SUPPLIED INFORMATION:
○ ○ ○ ○ ○

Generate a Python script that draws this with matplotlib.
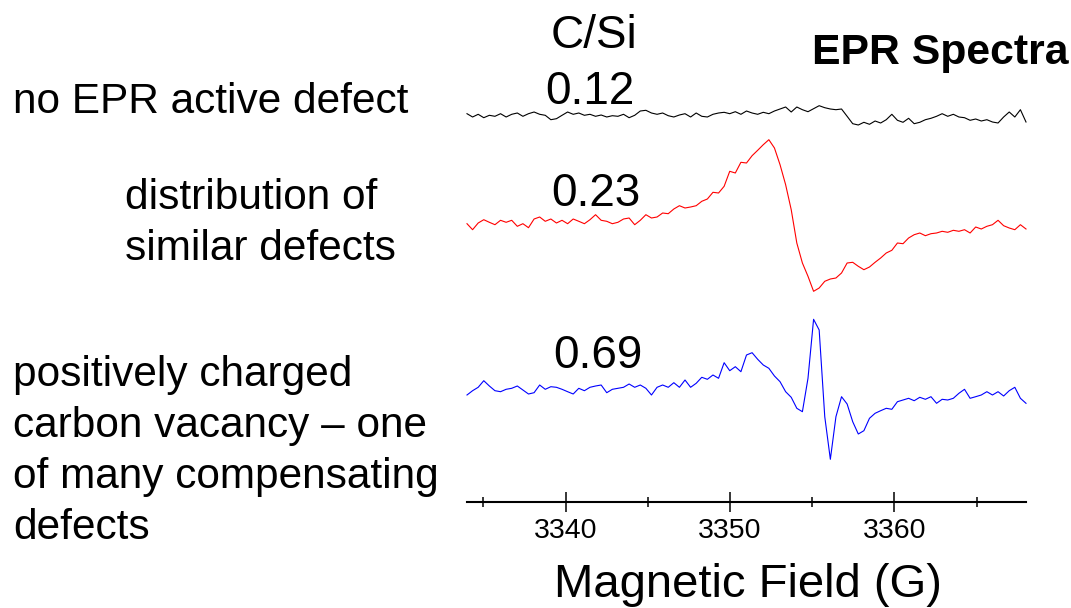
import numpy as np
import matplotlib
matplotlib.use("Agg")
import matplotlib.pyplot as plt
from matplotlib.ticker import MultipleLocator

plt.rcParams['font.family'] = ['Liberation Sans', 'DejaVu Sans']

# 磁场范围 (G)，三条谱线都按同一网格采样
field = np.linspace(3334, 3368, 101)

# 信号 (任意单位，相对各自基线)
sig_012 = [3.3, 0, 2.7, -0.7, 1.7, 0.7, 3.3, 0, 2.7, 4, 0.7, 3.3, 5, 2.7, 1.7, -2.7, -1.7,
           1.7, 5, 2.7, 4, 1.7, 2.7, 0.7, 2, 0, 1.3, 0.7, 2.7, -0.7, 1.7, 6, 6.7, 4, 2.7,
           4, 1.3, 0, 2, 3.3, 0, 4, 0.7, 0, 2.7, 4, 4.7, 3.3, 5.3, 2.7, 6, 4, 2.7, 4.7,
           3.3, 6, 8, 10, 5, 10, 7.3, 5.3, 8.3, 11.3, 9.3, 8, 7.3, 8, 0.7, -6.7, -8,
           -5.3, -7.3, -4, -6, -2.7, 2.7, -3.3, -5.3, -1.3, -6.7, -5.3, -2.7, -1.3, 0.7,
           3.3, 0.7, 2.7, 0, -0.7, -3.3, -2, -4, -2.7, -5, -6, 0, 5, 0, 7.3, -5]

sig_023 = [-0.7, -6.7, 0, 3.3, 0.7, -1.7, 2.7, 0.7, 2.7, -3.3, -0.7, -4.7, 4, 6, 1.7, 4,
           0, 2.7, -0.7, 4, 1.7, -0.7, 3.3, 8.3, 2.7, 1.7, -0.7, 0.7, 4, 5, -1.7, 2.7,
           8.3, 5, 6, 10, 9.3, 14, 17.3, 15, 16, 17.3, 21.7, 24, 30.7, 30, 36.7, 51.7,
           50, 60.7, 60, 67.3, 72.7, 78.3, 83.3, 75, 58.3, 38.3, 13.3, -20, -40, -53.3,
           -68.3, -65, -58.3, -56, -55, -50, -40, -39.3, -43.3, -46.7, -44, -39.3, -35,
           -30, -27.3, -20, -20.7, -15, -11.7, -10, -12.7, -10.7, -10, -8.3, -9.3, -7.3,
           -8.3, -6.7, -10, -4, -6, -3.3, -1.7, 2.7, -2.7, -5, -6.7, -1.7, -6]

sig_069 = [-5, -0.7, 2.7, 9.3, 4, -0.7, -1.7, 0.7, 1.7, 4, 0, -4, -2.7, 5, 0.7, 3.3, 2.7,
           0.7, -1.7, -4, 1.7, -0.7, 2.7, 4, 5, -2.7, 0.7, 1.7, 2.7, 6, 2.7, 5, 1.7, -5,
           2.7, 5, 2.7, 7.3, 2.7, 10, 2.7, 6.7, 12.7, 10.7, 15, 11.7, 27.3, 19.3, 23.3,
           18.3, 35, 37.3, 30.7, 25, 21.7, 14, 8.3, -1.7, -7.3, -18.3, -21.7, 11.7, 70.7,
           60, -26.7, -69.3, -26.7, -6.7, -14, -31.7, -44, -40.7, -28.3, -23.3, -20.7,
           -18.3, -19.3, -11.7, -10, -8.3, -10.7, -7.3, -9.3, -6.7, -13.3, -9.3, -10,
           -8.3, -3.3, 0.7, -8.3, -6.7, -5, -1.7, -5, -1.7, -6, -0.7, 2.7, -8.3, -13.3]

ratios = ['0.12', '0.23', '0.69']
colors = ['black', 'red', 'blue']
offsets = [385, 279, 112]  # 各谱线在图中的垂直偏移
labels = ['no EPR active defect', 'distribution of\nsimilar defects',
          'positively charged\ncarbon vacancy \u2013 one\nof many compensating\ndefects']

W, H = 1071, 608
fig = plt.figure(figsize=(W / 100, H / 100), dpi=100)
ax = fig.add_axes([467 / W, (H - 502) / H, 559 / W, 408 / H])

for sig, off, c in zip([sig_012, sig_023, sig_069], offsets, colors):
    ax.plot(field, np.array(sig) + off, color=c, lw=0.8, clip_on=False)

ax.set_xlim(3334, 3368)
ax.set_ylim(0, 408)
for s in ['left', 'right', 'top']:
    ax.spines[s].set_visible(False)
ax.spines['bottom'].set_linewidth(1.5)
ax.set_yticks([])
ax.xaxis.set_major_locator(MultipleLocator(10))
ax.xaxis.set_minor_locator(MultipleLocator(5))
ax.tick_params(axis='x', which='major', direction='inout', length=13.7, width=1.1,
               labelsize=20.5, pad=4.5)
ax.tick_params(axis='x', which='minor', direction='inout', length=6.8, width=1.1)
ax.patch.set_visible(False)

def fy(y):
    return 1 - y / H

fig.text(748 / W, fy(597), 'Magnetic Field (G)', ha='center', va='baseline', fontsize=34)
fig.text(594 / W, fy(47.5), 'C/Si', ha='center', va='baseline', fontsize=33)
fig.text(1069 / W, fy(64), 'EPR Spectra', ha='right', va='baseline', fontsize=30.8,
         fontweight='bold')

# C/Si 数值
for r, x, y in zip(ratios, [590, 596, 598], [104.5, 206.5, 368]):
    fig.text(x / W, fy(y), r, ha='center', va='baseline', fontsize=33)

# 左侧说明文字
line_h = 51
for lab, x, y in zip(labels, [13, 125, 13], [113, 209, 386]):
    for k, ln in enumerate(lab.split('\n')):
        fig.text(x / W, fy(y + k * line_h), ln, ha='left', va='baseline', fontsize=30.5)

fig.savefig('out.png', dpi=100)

○ ○ ○ ○ ○

WRITTEN PROBLEM:
Reproduce the data word for word, excluding its pictures.

SOLUTION TO THE PROBLEM:
Generate a Python script that draws this with matplotlib.
import numpy as np
import matplotlib
matplotlib.use("Agg")
import matplotlib.pyplot as plt
from matplotlib.ticker import MultipleLocator

plt.rcParams['font.family'] = ['Liberation Sans', 'DejaVu Sans']

# 磁场范围 (G)，三条谱线都按同一网格采样
field = np.linspace(3334, 3368, 101)

# 信号 (任意单位，相对各自基线)
sig_012 = [3.3, 0, 2.7, -0.7, 1.7, 0.7, 3.3, 0, 2.7, 4, 0.7, 3.3, 5, 2.7, 1.7, -2.7, -1.7,
           1.7, 5, 2.7, 4, 1.7, 2.7, 0.7, 2, 0, 1.3, 0.7, 2.7, -0.7, 1.7, 6, 6.7, 4, 2.7,
           4, 1.3, 0, 2, 3.3, 0, 4, 0.7, 0, 2.7, 4, 4.7, 3.3, 5.3, 2.7, 6, 4, 2.7, 4.7,
           3.3, 6, 8, 10, 5, 10, 7.3, 5.3, 8.3, 11.3, 9.3, 8, 7.3, 8, 0.7, -6.7, -8,
           -5.3, -7.3, -4, -6, -2.7, 2.7, -3.3, -5.3, -1.3, -6.7, -5.3, -2.7, -1.3, 0.7,
           3.3, 0.7, 2.7, 0, -0.7, -3.3, -2, -4, -2.7, -5, -6, 0, 5, 0, 7.3, -5]

sig_023 = [-0.7, -6.7, 0, 3.3, 0.7, -1.7, 2.7, 0.7, 2.7, -3.3, -0.7, -4.7, 4, 6, 1.7, 4,
           0, 2.7, -0.7, 4, 1.7, -0.7, 3.3, 8.3, 2.7, 1.7, -0.7, 0.7, 4, 5, -1.7, 2.7,
           8.3, 5, 6, 10, 9.3, 14, 17.3, 15, 16, 17.3, 21.7, 24, 30.7, 30, 36.7, 51.7,
           50, 60.7, 60, 67.3, 72.7, 78.3, 83.3, 75, 58.3, 38.3, 13.3, -20, -40, -53.3,
           -68.3, -65, -58.3, -56, -55, -50, -40, -39.3, -43.3, -46.7, -44, -39.3, -35,
           -30, -27.3, -20, -20.7, -15, -11.7, -10, -12.7, -10.7, -10, -8.3, -9.3, -7.3,
           -8.3, -6.7, -10, -4, -6, -3.3, -1.7, 2.7, -2.7, -5, -6.7, -1.7, -6]

sig_069 = [-5, -0.7, 2.7, 9.3, 4, -0.7, -1.7, 0.7, 1.7, 4, 0, -4, -2.7, 5, 0.7, 3.3, 2.7,
           0.7, -1.7, -4, 1.7, -0.7, 2.7, 4, 5, -2.7, 0.7, 1.7, 2.7, 6, 2.7, 5, 1.7, -5,
           2.7, 5, 2.7, 7.3, 2.7, 10, 2.7, 6.7, 12.7, 10.7, 15, 11.7, 27.3, 19.3, 23.3,
           18.3, 35, 37.3, 30.7, 25, 21.7, 14, 8.3, -1.7, -7.3, -18.3, -21.7, 11.7, 70.7,
           60, -26.7, -69.3, -26.7, -6.7, -14, -31.7, -44, -40.7, -28.3, -23.3, -20.7,
           -18.3, -19.3, -11.7, -10, -8.3, -10.7, -7.3, -9.3, -6.7, -13.3, -9.3, -10,
           -8.3, -3.3, 0.7, -8.3, -6.7, -5, -1.7, -5, -1.7, -6, -0.7, 2.7, -8.3, -13.3]

ratios = ['0.12', '0.23', '0.69']
colors = ['black', 'red', 'blue']
offsets = [385, 279, 112]  # 各谱线在图中的垂直偏移
labels = ['no EPR active defect', 'distribution of\nsimilar defects',
          'positively charged\ncarbon vacancy \u2013 one\nof many compensating\ndefects']

W, H = 1071, 608
fig = plt.figure(figsize=(W / 100, H / 100), dpi=100)
ax = fig.add_axes([467 / W, (H - 502) / H, 559 / W, 408 / H])

for sig, off, c in zip([sig_012, sig_023, sig_069], offsets, colors):
    ax.plot(field, np.array(sig) + off, color=c, lw=0.8, clip_on=False)

ax.set_xlim(3334, 3368)
ax.set_ylim(0, 408)
for s in ['left', 'right', 'top']:
    ax.spines[s].set_visible(False)
ax.spines['bottom'].set_linewidth(1.5)
ax.set_yticks([])
ax.xaxis.set_major_locator(MultipleLocator(10))
ax.xaxis.set_minor_locator(MultipleLocator(5))
ax.tick_params(axis='x', which='major', direction='inout', length=13.7, width=1.1,
               labelsize=20.5, pad=4.5)
ax.tick_params(axis='x', which='minor', direction='inout', length=6.8, width=1.1)
ax.patch.set_visible(False)

def fy(y):
    return 1 - y / H

fig.text(748 / W, fy(597), 'Magnetic Field (G)', ha='center', va='baseline', fontsize=34)
fig.text(594 / W, fy(47.5), 'C/Si', ha='center', va='baseline', fontsize=33)
fig.text(1069 / W, fy(64), 'EPR Spectra', ha='right', va='baseline', fontsize=30.8,
         fontweight='bold')

# C/Si 数值
for r, x, y in zip(ratios, [590, 596, 598], [104.5, 206.5, 368]):
    fig.text(x / W, fy(y), r, ha='center', va='baseline', fontsize=33)

# 左侧说明文字
line_h = 51
for lab, x, y in zip(labels, [13, 125, 13], [113, 209, 386]):
    for k, ln in enumerate(lab.split('\n')):
        fig.text(x / W, fy(y + k * line_h), ln, ha='left', va='baseline', fontsize=30.5)

fig.savefig('out.png', dpi=100)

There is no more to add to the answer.